Phatscotty wrote:I think the point is that he is talking about putting "people" in chains, not chaining the economy with regulations. If Biden were talking about the economy, then I would have never even asked the question
Also, does what you say hold true, if say, Trent Lott cracks a private joke. not even about slavery, but about segregation, at a birthday party (he had to step down)? Can a Republican say what Joe Biden said, criticism free? Do you think there is a double standard going on here?
I see what you're saying. There
is a difference between what language is acceptable to apply to people vs. what is acceptable to apply to abstract concepts, but I truly don't think this crosses a line. He wants to show that deregulation will have a negative effect on peopple, and he does this using the rhetorical device that his opponents have used in the past. "Opponent says Good Thing? More like OPPOSITE OF GOOD THING" is fairly routine political rhetoric, and while I'm not blind to the undertones, the reaction from Romney's campaign has been excessive.
Do you believe there is a double standard? In my last post, I mentioned Santorum talking about how the ACA would put people in chains. As far as I'm aware, there was not a negative reaction to that remark. Likewise, the recent Romney campaign ad claiming that Obama ended work requirements for welfare has come under fire for factual inaccuracies, but not for the "dogwhistle" image of lazy food stamp sponges and welfare queens that it conjures up.

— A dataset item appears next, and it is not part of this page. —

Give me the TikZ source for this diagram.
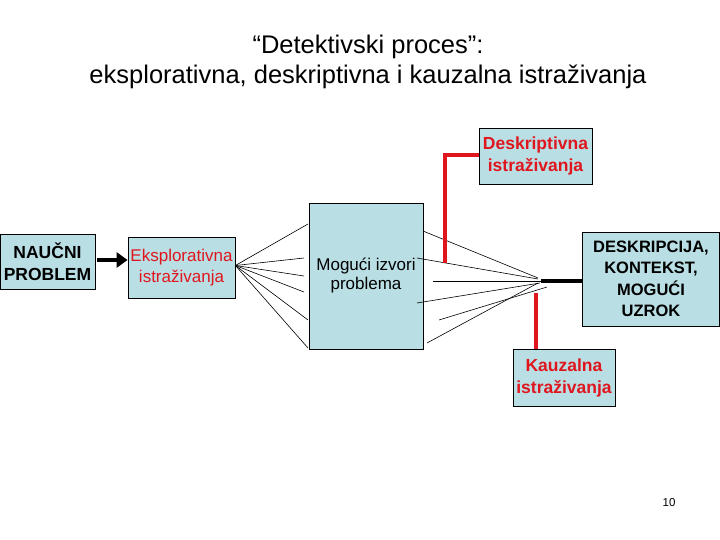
\documentclass[tikz,border=0pt]{standalone}
\usepackage{fontspec}
\setmainfont{Liberation Sans}
\usepackage{xcolor}
\usetikzlibrary{arrows.meta}
\definecolor{boxblue}{RGB}{185,222,228}
\definecolor{linkred}{RGB}{224,22,30}
\tikzset{
  box/.style={draw=black, fill=boxblue, line width=0.8pt, align=center, inner sep=1pt},
  redtext/.style={text=linkred, font=\fontsize{17}{21.5}\selectfont},
  redbold/.style={text=linkred, font=\fontsize{17.5}{22}\selectfont\bfseries},
  boldtext/.style={font=\fontsize{16.5}{21.5}\selectfont\bfseries},
  fan/.style={line width=0.6pt},
  redlink/.style={linkred, line width=4.5pt},
}

\begin{document}
\begin{tikzpicture}[x=1pt, y=-1pt]
    \useasboundingbox (0,0) rectangle (720,540);
    % title
    \node (title) at (368,62) [align=center, font=\fontsize{25.5}{29.5}\selectfont]
        {``Detektivski proces'':\\eksplorativna, deskriptivna i kauzalna istraživanja};
    % boxes
    \node[box, boldtext, font=\fontsize{17.5}{22}\selectfont\bfseries, minimum width=95pt, minimum height=55pt] (prob) at (47.5,262) {NAUČNI\\PROBLEM};
    \node[box, redtext, minimum width=107pt, minimum height=61pt] (eks) at (181.5,267.5) {Eksplorativna\\istraživanja};
    \node[box, minimum width=114pt, minimum height=146pt, font=\fontsize{17}{19}\selectfont] (mog) at (366,276) {Mogući izvori\\problema};
    \node[box, redbold, minimum width=113pt, minimum height=56pt] (des) at (535.5,156) {Deskriptivna\\istraživanja};
    \node[box, boldtext, minimum width=137pt, minimum height=94pt] (res) at (651,279) {DESKRIPCIJA,\\KONTEKST,\\MOGUĆI\\UZROK};
    \node[box, redbold, minimum width=102pt, minimum height=57pt] (kau) at (564,377.5) {Kauzalna\\istraživanja};
    % arrow problem -> exploratory
    \draw[line width=4pt, -{Triangle[length=11pt, width=15pt]}] ([xshift=2pt,yshift=2pt]prob.east) -- ([yshift=2pt]prob.east -| eks.west);
    % fan to possible sources
    \foreach \i/\x/\y in {1/308/224, 2/304/258, 3/304/276, 4/304/292, 5/308/320, 6/308/348}
        \coordinate (l\i) at (\x,\y);
    \foreach \i in {1,...,6}
        \draw[fan] ([yshift=2pt]eks.east) -- (l\i);
    % fan to the hub
    \coordinate (hub) at (541,281);
    \foreach \i/\x/\y/\u/\v in {1/423/231/538/278, 2/417/258/538/279, 3/433/281/541/281,
                                 4/417/303/540/283, 5/439/320/547/287, 6/427/343/538/283}{
        \coordinate (s\i) at (\x,\y);
        \coordinate (e\i) at (\u,\v);
        \draw[fan] (s\i) -- (e\i);
    }
    \draw[line width=4pt] (hub) -- (hub -| res.west);
    % red links
    \coordinate (dend) at (445,263);
    \draw[redlink] ([yshift=1pt]des.west) -| (dend);
    \coordinate (kend) at (536,293);
    \draw[redlink] (kau.north -| kend) -- (kend);
    % page number
    \node (page) at (669,503) [font=\fontsize{11.5}{13}\selectfont] {10};
\end{tikzpicture}
\end{document}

I was not politically aware in 2002, and only have a passing familiarity with the Trent Lott controversy. Was it a joke, or a gaffe? He shouldn't have been pressured to step down (from his role as Senate Republican Leader,
not from his Senate seat as I initially believed), but this isn't enough to prove a widespread double standard is at play. Newt Gingrinch said that Obama could only be understood by people who "understand Kenyan, anti-colonial behavior," but he still got to run for the Republican presidential nomination. Elected officials who are or were birthers still hold their positions. Trent Lott is an unfortunate outlier, not evidence of a larger trend.